For the purpose of this river basin report card metric, the USGS gage located on the San Antonio River at Goliad was selected to serve as a surrogate for the larger, more complicated instream flows regulatory process for the entire San Antonio River Basin. The River Authority selected this gage for this report card metric because, of the six USGS gages in the San Antonio River Basin, it is the furthest downstream location with a drainage area of 3,921 square miles.

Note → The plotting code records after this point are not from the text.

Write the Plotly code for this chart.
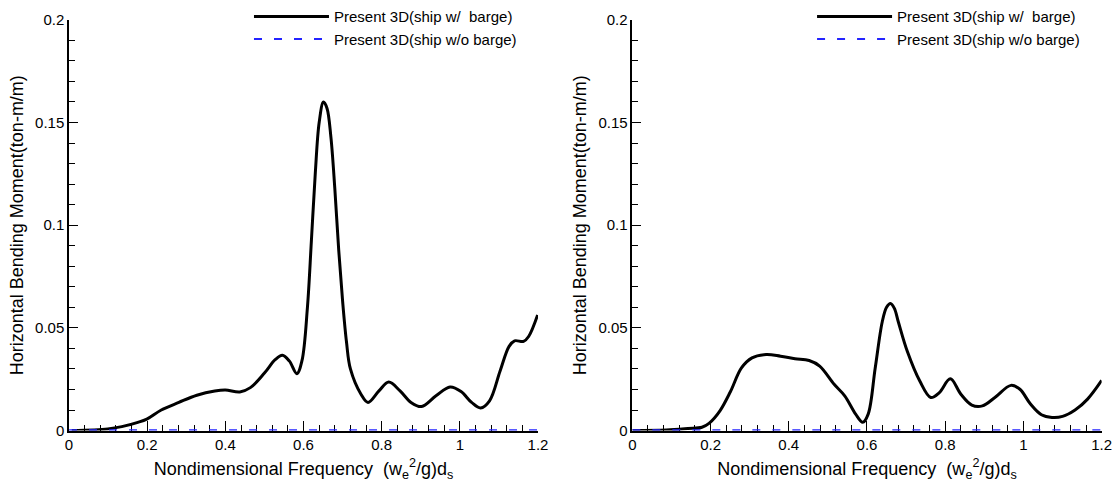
import plotly.graph_objects as go

# Ship with barge alongside: left panel
freq_left = [0.007, 0.099, 0.135, 0.176, 0.199, 0.236, 0.281, 0.327, 0.373, 0.400,
             0.437, 0.464, 0.500, 0.528, 0.546, 0.564, 0.583, 0.596, 0.610, 0.620,
             0.630, 0.640, 0.651, 0.660, 0.670, 0.680, 0.690, 0.700, 0.710, 0.720,
             0.747, 0.765, 0.793, 0.818, 0.847, 0.875, 0.902, 0.939, 0.975, 1.003,
             1.030, 1.053, 1.076, 1.103, 1.126, 1.140, 1.163, 1.176, 1.199]
moment_left = [0.0, 0.0008, 0.0019, 0.004, 0.0056, 0.010, 0.0137, 0.0172, 0.0193, 0.0198,
               0.0188, 0.0209, 0.028, 0.0346, 0.0367, 0.0338, 0.0277, 0.034, 0.060, 0.092,
               0.125, 0.150, 0.160, 0.157, 0.143, 0.118, 0.088, 0.063, 0.043, 0.030,
               0.0177, 0.0137, 0.0193, 0.0236, 0.0193, 0.0137, 0.0117, 0.0169, 0.0212, 0.019,
               0.0137, 0.011, 0.0145, 0.029, 0.041, 0.0437, 0.0434, 0.0458, 0.0563]

# Ship with barge alongside: right panel
freq_right = [0.0, 0.087, 0.142, 0.178, 0.196, 0.224, 0.251, 0.279, 0.306, 0.342,
              0.379, 0.416, 0.452, 0.479, 0.516, 0.543, 0.571, 0.589, 0.603, 0.621,
              0.639, 0.650, 0.660, 0.670, 0.680, 0.703, 0.735, 0.763, 0.785, 0.813,
              0.840, 0.868, 0.895, 0.927, 0.968, 0.991, 1.018, 1.046, 1.073, 1.100,
              1.132, 1.164, 1.200]
moment_right = [0.0, 0.0003, 0.001, 0.0016, 0.0035, 0.0096, 0.019, 0.0305, 0.0354, 0.037,
                0.0362, 0.035, 0.0341, 0.0314, 0.0225, 0.0169, 0.008, 0.004, 0.008, 0.0305,
                0.0530, 0.0600, 0.0619, 0.0595, 0.053, 0.0386, 0.0241, 0.0161, 0.0185, 0.0252,
                0.0177, 0.0124, 0.012, 0.0161, 0.022, 0.0201, 0.0129, 0.0077, 0.0064, 0.0069,
                0.010, 0.0153, 0.0244]

# Ship alone (no barge): response is negligible in both panels
freq_alone = [0.0, 0.2, 0.4, 0.6, 0.8, 1.0, 1.2]
moment_alone = [0.0002, 0.0002, 0.0002, 0.0002, 0.0002, 0.0002, 0.0002]

name_with = "Present 3D(ship w/  barge)"
name_without = "Present 3D(ship w/o barge)"
black = "#000000"
blue = "#2424ff"
font_family = "Liberation Sans, Arial, sans-serif"

fig = go.Figure()

panels = [
    ("x", "y", "legend", freq_left, moment_left),
    ("x2", "y2", "legend2", freq_right, moment_right),
]
for xa, ya, lg, fx, fy in panels:
    fig.add_trace(go.Scatter(
        x=fx, y=fy, mode="lines", name=name_with, xaxis=xa, yaxis=ya, legend=lg,
        line=dict(color=black, width=3, shape="spline", smoothing=1.0),
    ))
    fig.add_trace(go.Scatter(
        x=freq_alone, y=moment_alone, mode="lines", name=name_without,
        xaxis=xa, yaxis=ya, legend=lg,
        line=dict(color=blue, width=2, dash="8px,12px"),
    ))

x_title = "Nondimensional Frequency  (w<sub>e</sub><sup>2</sup>/g)d<sub>s</sub>"
y_title = "Horizontal Bending Moment(ton-m/m)"

def x_axis(domain, anchor):
    return dict(
        domain=domain, anchor=anchor, range=[0, 1.2], automargin=False,
        tickvals=[0, 0.2, 0.4, 0.6, 0.8, 1.0, 1.2],
        ticktext=["0", "0.2", "0.4", "0.6", "0.8", "1", "1.2"],
        ticks="inside", ticklen=10, tickwidth=1.3, tickcolor=black,
        minor=dict(dtick=0.04, ticks="inside", ticklen=6, tickwidth=1.2, tickcolor=black),
        showline=True, linecolor=black, linewidth=1.5, showgrid=False, zeroline=False,
        tickfont=dict(size=15, color=black, family=font_family),
        title=dict(text=x_title, font=dict(size=18, color=black, family=font_family), standoff=10),
        layer="below traces",
    )

def y_axis(anchor):
    return dict(
        domain=[0.1116, 0.969], anchor=anchor, range=[0, 0.2], automargin=False,
        tickvals=[0, 0.05, 0.1, 0.15, 0.2],
        ticktext=["0", "0.05", "0.1", "0.15", "0.2"],
        ticks="inside", ticklen=9, tickwidth=1.3, tickcolor=black,
        minor=dict(dtick=0.01, ticks="inside", ticklen=6, tickwidth=1.2, tickcolor=black),
        showline=True, linecolor=black, linewidth=1.5, showgrid=False, zeroline=False,
        tickfont=dict(size=15, color=black, family=font_family),
        title=dict(text=y_title, font=dict(size=18, color=black, family=font_family), standoff=7),
        layer="below traces",
    )

def legend_at(x):
    return dict(
        x=x, y=1.01, xanchor="left", yanchor="top",
        bgcolor="rgba(0,0,0,0)", borderwidth=0, itemwidth=75,
        font=dict(size=15, color=black, family=font_family),
        tracegroupgap=0, itemclick=False,
    )

fig.update_layout(
    width=1119, height=484,
    margin=dict(l=0, r=0, t=0, b=0),
    paper_bgcolor="white", plot_bgcolor="white",
    font=dict(family=font_family, color=black),
    xaxis=x_axis([0.0617, 0.4808], "y"),
    yaxis=y_axis("x"),
    xaxis2=x_axis([0.5651, 0.9845], "y2"),
    yaxis2=y_axis("x2"),
    legend=legend_at(0.2225),
    legend2=legend_at(0.7257),
    showlegend=True,
)

fig.write_html("out.html")
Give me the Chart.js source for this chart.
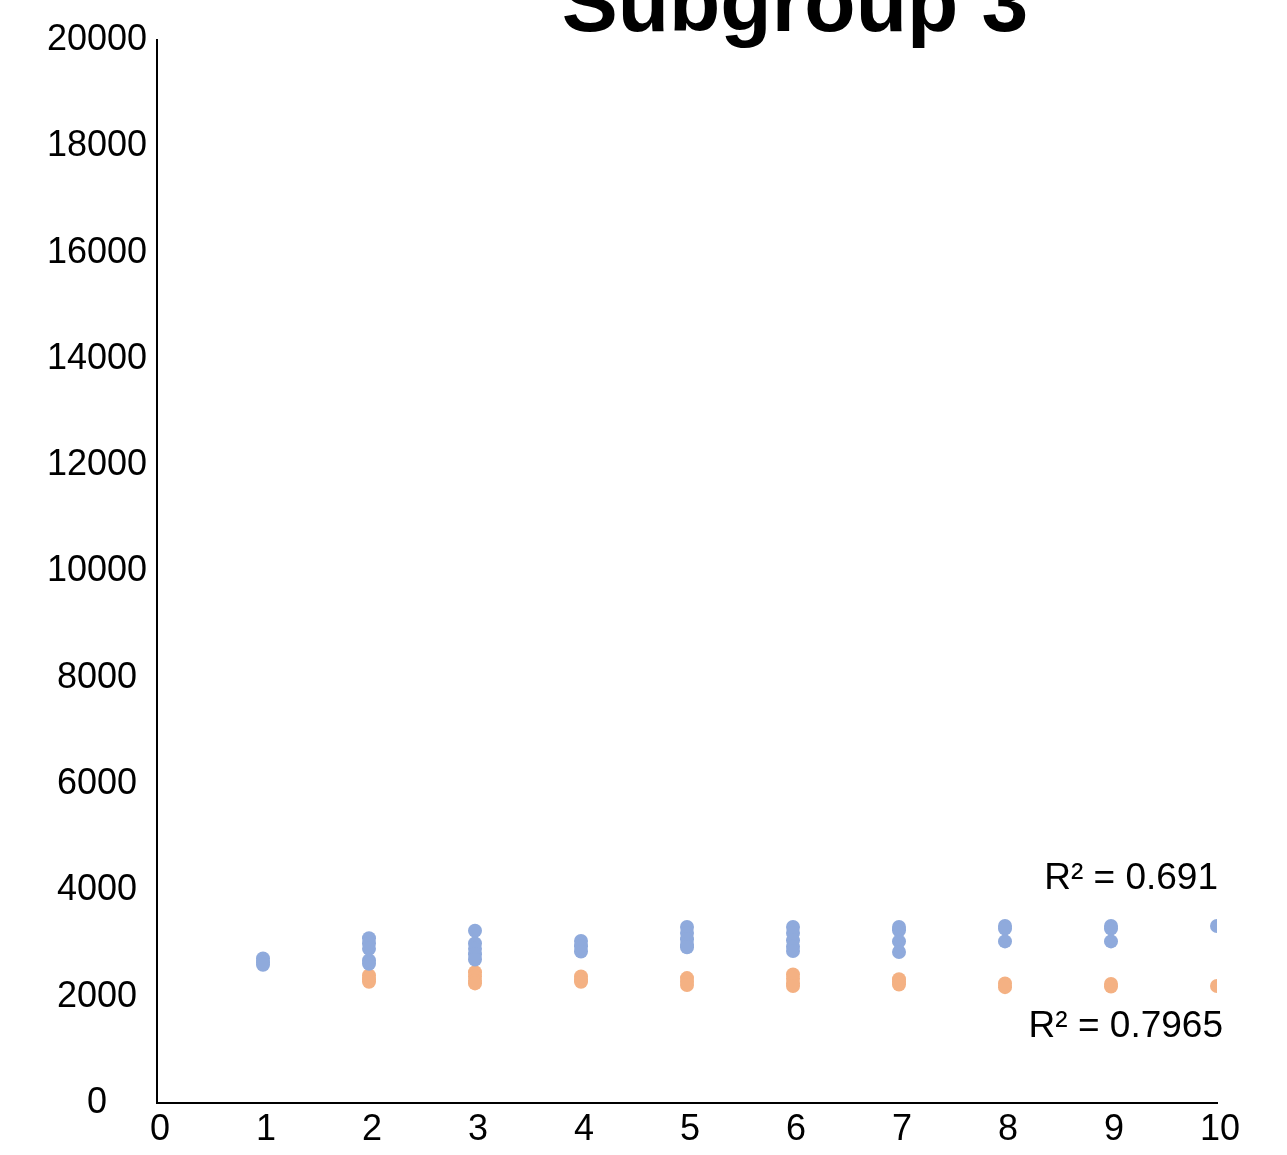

Certainly, the various low, medium, and high flow regimens as identified in the TCEQ standards are important for the health of the San Antonio River Basin and grading only the seasonal average base flow does not capture the full complexity of the various instream flow regimes. However, we believe that grading the seasonal average base flow does provide a sufficient, albeit simplified, way to determine how well instream flows are fairing throughout the basin. In a particularly dry year (or a period of multi-year drought), if the data shows the seasonal average base flow is not being met, we will review the data against the subsistence flow standard and make note of this in the “key findings” section of this indicator. In a particularly wet year (or a year that includes a major flood event), we will review the data against the small seasonal pulses and large pulses standards and make note of this in the “key findings” section of this indicator.

Explanation of the grade

Season Days in Season Days at Base Flow
or Greater
Score for Days at Base Flow
or Greater
Summer
(Jul – Sept 2019)
92 92 100
Fall
(Oct – Dec 2019)
92 92 100
Winter
(Jan – Mar 2020)
91 91 100
Spring
(Apr – June 2020)
91 91 100

Grade: A+
(2019-2020 Average at Base Flow or Greater: 100)

Key findings

During all four seasons in Fiscal Year 2019-2020 (July 1, 2019 to June 30, 2020), the average base flow was met at the USGS gage on the San Antonio River at Goliad. This grade is a good result given that much of the San Antonio River Basin was identified by the National Integrated Drought Information System as being in abnormally dry, moderate, severe, and extreme drought conditions throughout several months of the fiscal year.